I have a couple suggestions to share for any of you who are also blessed to have an IEP team…
- Bookmark this website: www.wrightslaw.com
- Look at the top left corner of the site and subscribe to their newsletter
- Attend one of their conferences, if this isn’t possible…
- Buy these books:
If you are going to one of their conferences, don’t buy the books…they run the ENTIRE conference out of the book. There are no slides, no notes. EVERYTHING you need is in those books.
It’s rather nice to be regaining a little feeling of control over all of this…
13 thoughts on “IEPs and the fear of the unknown.”
Our annual process is starting. So not looking forward to it but I get a small reprieve as they tried to get me to agree to not have the OT there because she is unavailable — notified me in his bag the last day before a two week break when our mtg was scheduled for the first day after break. Guess they’ll be surprised to get my reschedule message. Even my BSC thinks that wasn’t good and I need to request a new date. So love this Spec Ed World!! NOT!!!!

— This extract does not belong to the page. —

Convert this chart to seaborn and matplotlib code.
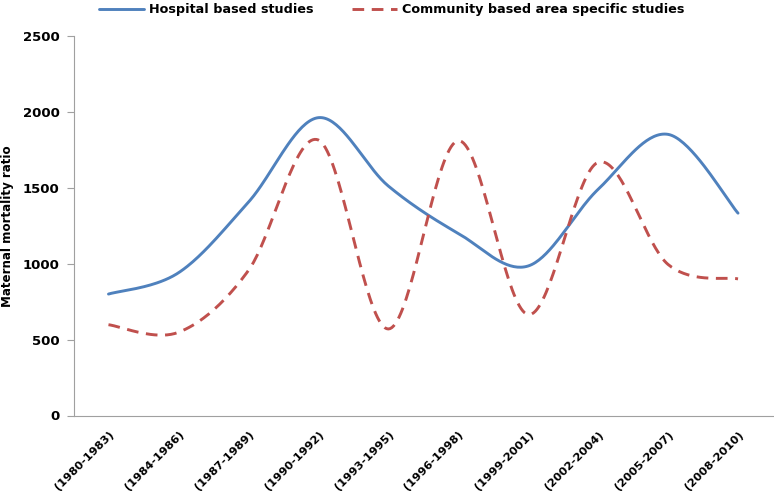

No IEP meeting for a child with fragile X should EVER be held without an OT present. That is a deal breaker!
I should have added IMO to that but I would like to see someone has any FX knowledge argue that our sensory overloaded and floppy kids don’t need an OT present, lol.
How about it. Everything about him is sensory related.
Would you, Eric, Holly, Ruth, Kathleen, Cindi, and anyone else like to fly down to attend our upcoming IEP? Come on, you all know you wanna!!
Other peoples IEPs are WAY easier to attend and fight through than your own child’s 🙂
I’m in, just know I’ll require 5 tickets bc I don’t travel alone 😉
Oh, I never said I was PAYING for you to get here. Seeing me should be enough incentive *batting my eyes*… ok, ok… seeing Melissa would be the only reason you would come, but whatever. Pshsh…
Oh alright, I’ll pay for Kathleen’s ticket… but only if you promise to maintain “therapy eyes” with the opposition at all times. That should freak them out enough to give us any damn thing we want.
YAY! On my way!
I wish we had a therapy eyes emoticon O O
I would come in a San Antonio minute! My price? Pizza at “Dough”!!! I work for cheap!
P.S. If you get the draft ahead (as you should) we could take a look at it for you!
Only if you all come help with mine! Actually, San Antonio was in my spring travel until the husbands conference was cancelled.